Seriously why don't you just try justifying why you limit access to your property or person for your own material interests.

That's easy. If someone else is using my property or person, I can't use it myself. Use of scare resources is inherently competitive and zero-sum. The same is not true for non-scarce resources like digital media.

Comment: Re:Why do you want pieces of plastic (Score 3, Insightful) 353

I also wouldn't use a service that does not provide a library at least on par with The Pirate Bay.

That's a pretty ridiculous bar to set.

I think it's a very reasonable bar to set. TPB proves that there is no technical reason why we can't provide everyone with near-instant, free access to basically every last bit of media on Earth. It's up to the pro-copyright faction to justify withholding that access to suit their own material interests.

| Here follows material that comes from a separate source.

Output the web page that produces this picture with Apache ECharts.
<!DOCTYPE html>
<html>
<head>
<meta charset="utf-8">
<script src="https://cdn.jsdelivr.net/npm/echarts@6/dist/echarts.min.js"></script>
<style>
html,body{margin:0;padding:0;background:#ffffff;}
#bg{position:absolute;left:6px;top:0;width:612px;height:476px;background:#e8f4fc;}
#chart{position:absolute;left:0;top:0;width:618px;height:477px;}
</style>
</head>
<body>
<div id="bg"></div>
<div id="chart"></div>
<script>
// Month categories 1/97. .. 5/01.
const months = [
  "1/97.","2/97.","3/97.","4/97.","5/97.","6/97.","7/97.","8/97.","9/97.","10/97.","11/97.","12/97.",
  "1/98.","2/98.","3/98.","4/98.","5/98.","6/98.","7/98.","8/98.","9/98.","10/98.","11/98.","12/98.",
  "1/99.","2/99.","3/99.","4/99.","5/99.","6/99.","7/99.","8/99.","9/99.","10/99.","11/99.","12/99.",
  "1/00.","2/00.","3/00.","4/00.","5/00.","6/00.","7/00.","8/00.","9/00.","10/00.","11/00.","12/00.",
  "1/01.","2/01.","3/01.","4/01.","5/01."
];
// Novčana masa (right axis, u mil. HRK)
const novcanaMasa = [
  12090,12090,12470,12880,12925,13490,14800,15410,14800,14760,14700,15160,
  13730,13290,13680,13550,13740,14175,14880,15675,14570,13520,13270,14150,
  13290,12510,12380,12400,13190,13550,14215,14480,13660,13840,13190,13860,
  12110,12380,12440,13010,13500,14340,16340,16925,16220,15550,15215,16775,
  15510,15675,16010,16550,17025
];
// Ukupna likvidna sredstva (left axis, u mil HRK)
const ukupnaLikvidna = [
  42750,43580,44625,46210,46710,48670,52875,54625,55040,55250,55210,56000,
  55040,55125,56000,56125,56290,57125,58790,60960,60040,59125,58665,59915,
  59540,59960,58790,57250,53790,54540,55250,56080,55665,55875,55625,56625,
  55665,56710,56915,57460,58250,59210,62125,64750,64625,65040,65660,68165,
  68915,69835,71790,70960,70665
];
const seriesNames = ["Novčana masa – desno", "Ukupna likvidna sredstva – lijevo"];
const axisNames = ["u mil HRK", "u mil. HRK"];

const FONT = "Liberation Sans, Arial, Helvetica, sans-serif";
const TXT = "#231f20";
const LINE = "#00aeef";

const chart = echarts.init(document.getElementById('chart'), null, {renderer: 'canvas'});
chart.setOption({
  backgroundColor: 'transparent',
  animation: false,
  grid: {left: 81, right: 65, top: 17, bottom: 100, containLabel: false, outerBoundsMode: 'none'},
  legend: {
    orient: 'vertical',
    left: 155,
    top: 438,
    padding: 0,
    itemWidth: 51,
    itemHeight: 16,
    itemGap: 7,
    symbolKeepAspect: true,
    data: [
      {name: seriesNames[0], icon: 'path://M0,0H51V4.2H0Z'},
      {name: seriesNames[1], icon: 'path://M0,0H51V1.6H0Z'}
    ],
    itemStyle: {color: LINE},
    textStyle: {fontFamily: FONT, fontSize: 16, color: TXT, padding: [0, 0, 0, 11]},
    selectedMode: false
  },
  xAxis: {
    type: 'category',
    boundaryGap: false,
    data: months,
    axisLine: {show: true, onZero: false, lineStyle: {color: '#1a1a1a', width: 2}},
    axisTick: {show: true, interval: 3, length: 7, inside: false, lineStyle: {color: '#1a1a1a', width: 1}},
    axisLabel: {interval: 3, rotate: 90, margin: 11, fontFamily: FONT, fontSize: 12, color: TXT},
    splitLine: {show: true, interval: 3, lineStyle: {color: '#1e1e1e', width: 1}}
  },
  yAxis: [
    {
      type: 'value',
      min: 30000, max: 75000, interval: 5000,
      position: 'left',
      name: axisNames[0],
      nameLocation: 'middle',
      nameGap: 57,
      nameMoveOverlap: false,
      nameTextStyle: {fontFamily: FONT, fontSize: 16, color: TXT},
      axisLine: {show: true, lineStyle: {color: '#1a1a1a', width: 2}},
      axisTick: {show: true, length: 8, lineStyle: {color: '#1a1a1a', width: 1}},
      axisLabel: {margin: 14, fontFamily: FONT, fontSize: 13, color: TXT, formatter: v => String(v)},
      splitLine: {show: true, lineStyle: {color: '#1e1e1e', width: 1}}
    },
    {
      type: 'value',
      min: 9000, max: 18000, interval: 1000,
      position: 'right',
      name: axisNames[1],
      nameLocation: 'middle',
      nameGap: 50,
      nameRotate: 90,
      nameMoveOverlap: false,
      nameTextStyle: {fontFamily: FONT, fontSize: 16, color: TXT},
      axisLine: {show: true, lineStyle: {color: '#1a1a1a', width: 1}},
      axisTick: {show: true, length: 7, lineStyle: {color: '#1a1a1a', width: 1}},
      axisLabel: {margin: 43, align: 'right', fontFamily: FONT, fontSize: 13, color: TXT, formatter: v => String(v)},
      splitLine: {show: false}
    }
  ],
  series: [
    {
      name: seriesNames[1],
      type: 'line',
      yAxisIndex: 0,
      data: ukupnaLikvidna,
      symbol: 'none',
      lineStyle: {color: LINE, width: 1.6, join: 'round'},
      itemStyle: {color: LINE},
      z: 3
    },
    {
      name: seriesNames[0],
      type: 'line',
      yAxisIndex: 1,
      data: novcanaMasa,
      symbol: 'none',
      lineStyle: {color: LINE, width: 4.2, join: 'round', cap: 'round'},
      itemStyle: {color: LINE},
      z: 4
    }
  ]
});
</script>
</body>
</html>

Comment: Re:Crazy (Score 1) 778

That doesn't make any sense, businesses don't hire people on a whim, they hire people because they have roles that need doing, minimum wage doesn't change that.

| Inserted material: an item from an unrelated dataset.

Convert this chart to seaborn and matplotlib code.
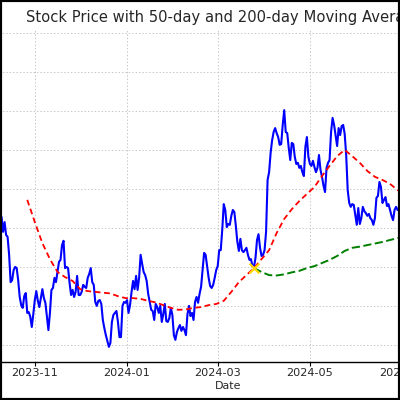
import numpy as np
import pandas as pd
import matplotlib
matplotlib.use("Agg")
import matplotlib.pyplot as plt
import matplotlib.dates as mdates
from matplotlib.patches import Rectangle
import seaborn as sns

# ---- data ----
price_start = "2023-10-08"
price = [
    92.6, 92.6, 92.9, 89.1, 91.6, 88.3, 87.8, 83.2, 76.2, 76.7,
    79.3, 80.1, 79.8, 76.7, 72.4, 70.3, 69.6, 72.6, 73.4, 68.3,
    68.5, 67.3, 64.7, 68.0, 71.6, 73.9, 71.4, 69.8, 72.1, 74.4,
    72.1, 70.9, 67.3, 63.9, 68.3, 74.2, 74.7, 77.3, 76.2, 78.8,
    81.4, 81.9, 85.7, 86.8, 79.8, 80.1, 79.8, 76.0, 72.9, 74.2,
    72.4, 73.7, 77.8, 72.9, 72.9, 73.7, 75.5, 75.0, 74.7, 77.3,
    78.3, 79.8, 76.2, 75.5, 71.1, 70.1, 71.4, 71.6, 70.6, 66.5,
    64.4, 62.6, 61.1, 59.6, 60.6, 66.0, 67.8, 68.3, 68.8, 66.0,
    62.1, 62.1, 70.1, 71.1, 70.9, 71.6, 68.3, 70.3, 73.7, 76.5,
    74.4, 77.8, 74.2, 77.3, 83.2, 80.9, 78.8, 78.0, 76.5, 73.2,
    71.1, 69.1, 68.8, 66.5, 70.6, 69.8, 68.3, 70.1, 66.0, 68.0,
    70.6, 66.2, 66.0, 67.0, 69.6, 67.8, 62.6, 61.4, 63.4, 64.4,
    65.2, 63.7, 64.7, 63.9, 62.6, 68.0, 70.1, 67.5, 68.3, 66.5,
    71.1, 72.4, 70.9, 73.2, 75.0, 79.3, 83.7, 83.2, 80.3, 77.3,
    75.2, 74.7, 75.5, 77.3, 79.3, 80.3, 84.4, 84.4, 89.6, 96.2,
    94.7, 90.3, 91.1, 90.9, 93.2, 94.7, 94.2, 90.6, 86.5, 84.2,
    87.3, 84.4, 83.9, 84.4, 85.0, 83.2, 81.9, 82.1, 80.3, 80.1,
    82.4, 87.0, 88.5, 85.0, 82.9, 83.2, 84.4, 89.1, 102.4, 104.4,
    109.3, 112.6, 114.7, 115.7, 114.4, 113.4, 111.4, 111.6, 116.5, 120.3,
    114.7, 114.4, 110.6, 107.5, 111.9, 111.6, 108.3, 106.5, 106.8, 105.5,
    106.0, 104.4, 103.4, 110.9, 113.4, 108.3, 106.5, 106.0, 107.3, 105.7,
    104.4, 105.5, 108.8, 105.0, 103.2, 100.9, 99.3, 105.5, 106.8, 107.5,
    114.7, 118.3, 116.5, 113.7, 111.1, 115.7, 113.9, 116.2, 116.5, 114.2,
    108.8, 99.8, 96.5, 95.5, 96.2, 96.0, 93.4, 90.9, 95.2, 91.1,
    92.6, 95.5, 94.4, 93.9, 93.2, 93.7, 92.6, 92.1, 90.9, 92.6,
    97.8, 98.3, 101.9, 100.6, 96.5, 97.3, 98.0, 95.7, 96.2, 94.7,
    93.2, 92.1, 94.7, 95.5, 94.7, 95.2, 96.0,
]

ma50_start = "2023-10-27"   # read every 5 days
ma50 = [
    97.3, 91.6, 86.2, 82.1, 78.8, 77.5, 76.5, 74.4, 73.9, 73.7,
    73.5, 73.3, 72.6, 72.1, 72.1, 71.9, 71.4, 71.0, 70.3, 69.6,
    69.1, 69.2, 69.6, 69.8, 70.3, 70.6, 71.4, 73.7, 76.2, 78.0,
    79.8, 82.1, 84.4, 88.8, 92.4, 94.9, 97.0, 98.8, 100.6, 103.4,
    106.0, 108.5, 110.1, 108.5, 106.8, 104.7, 103.2, 102.4, 101.4, 99.8,
    99.1,
]

ma200_start = "2024-03-25"  # read every 5 days
ma200 = [
    79.8, 78.8, 78.0, 77.9, 78.2, 78.7, 79.1, 79.8, 80.3, 81.1,
    81.9, 82.9, 84.2, 85.0, 85.3, 85.7, 86.1, 86.5, 87.0, 87.5,
    88.0,
]

cross_dates = ["2024-03-25"]
cross_values = [79.8]

y_ticks = [60, 70, 80, 90, 100, 110, 120, 130, 140]
title = "Stock Price with 50-day and 200-day Moving Averages"

# ---- frames ----
df_price = pd.DataFrame({"Date": pd.date_range(price_start, periods=len(price), freq="D"),
                         "Close": price})
df_ma50 = pd.DataFrame({"Date": pd.date_range(ma50_start, periods=len(ma50), freq="5D"),
                        "MA50": ma50})
df_ma200 = pd.DataFrame({"Date": pd.date_range(ma200_start, periods=len(ma200), freq="5D"),
                         "MA200": ma200})
df_cross = pd.DataFrame({"Date": pd.to_datetime(cross_dates), "Value": cross_values})

# ---- plot ----
sns.set_style("white")
plt.rcParams["font.family"] = ["DejaVu Sans"]

fig = plt.figure(figsize=(4, 4), dpi=100)
fig.patch.set_facecolor("white")
ax = fig.add_axes([-0.186, 0.095, 1.5125, 0.83])
ax.patch.set_edgecolor("none")

sns.lineplot(data=df_price, x="Date", y="Close", color="blue", linewidth=1.5, ax=ax, zorder=2)
sns.lineplot(data=df_ma50, x="Date", y="MA50", color="red", linewidth=1.3, ax=ax, zorder=3)
ax.lines[-1].set_dashes([3.2, 2])
sns.lineplot(data=df_ma200, x="Date", y="MA200", color="green", linewidth=1.4, ax=ax, zorder=3)
ax.lines[-1].set_dashes([4.2, 1.8])
sns.scatterplot(data=df_cross, x="Date", y="Value", marker="x", color="gold",
                s=50, linewidth=1.6, ax=ax, zorder=5)

ax.set_xlim(pd.Timestamp("2023-08-20 18:00"), pd.Timestamp("2024-09-24 00:00"))
ax.set_ylim(55.72, 140.85)
ax.set_yticks(y_ticks)
ax.xaxis.set_major_locator(mdates.MonthLocator(bymonth=[1, 3, 5, 7, 9, 11]))
ax.xaxis.set_major_formatter(mdates.DateFormatter("%Y-%m"))

ax.grid(True, linestyle=(0, (1.5, 2)), color="#c8c8c8", linewidth=0.7)
ax.spines["top"].set_visible(False)
ax.spines["right"].set_visible(False)
for s in ["bottom", "left"]:
    ax.spines[s].set_color("black")
    ax.spines[s].set_linewidth(1.0)
ax.tick_params(axis="both", direction="out", length=3, width=0.8, color="black",
               labelsize=8.1, pad=1.5, bottom=True, left=True)

ax.set_title(title, fontsize=10.6, pad=6)
ax.set_xlabel("Date", fontsize=7.9, labelpad=2)
ax.set_ylabel("Price", fontsize=7.9)

# black frame round the picture, drawn on top of everything
frame = Rectangle((0, 0), 1, 1, transform=fig.transFigure, fill=False,
                  edgecolor="black", linewidth=3, zorder=100)
fig.add_artist(frame)

fig.savefig("out.png", dpi=100)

Businesses hire people when they have a job that needs doing, provided that it's worth the cost. Not every potential job is worth its cost, and minimum wage artificially raises that cost, with the obvious result that some jobs simply go undone.

There is also the matter of competition which is not subject to the minimum wage—not just under-the-table employment and offshoring, but also automation. With the increased minimum wage, businesses may find that it's now cheaper to employ a machine, where before they would have given the job to a human. Or perhaps they simply increase their existing employees' workloads rather than hiring someone else to handle the "unskilled" jobs.

Even if every business did act like it was insensitive to wages, as you seem to think, that would just mean that the marginal ones are no longer profitable and thus go out of business, further reducing both the supply of goods and the demand for labor.

Comment: Re:Crazy (Score 1) 778

The worker is not consenting to work, he is figuratively forced at gunpoint.

Emphasis very much on the "figuratively"—and it's not the employer holding the gun. If the worker does not consent then he is merely left in his original state, and is no worse off than he would be in the absence of the employer. Regardless of any external pressures, whether from nature or the government or other sources, the employer-employee relationship itself is completely consensual. A free market is one where people's natural rights are respected, not one where everyone is guaranteed an equal bargaining position. The fact that the job means more to the worker than it does to the employer does not prevent this from being a free market.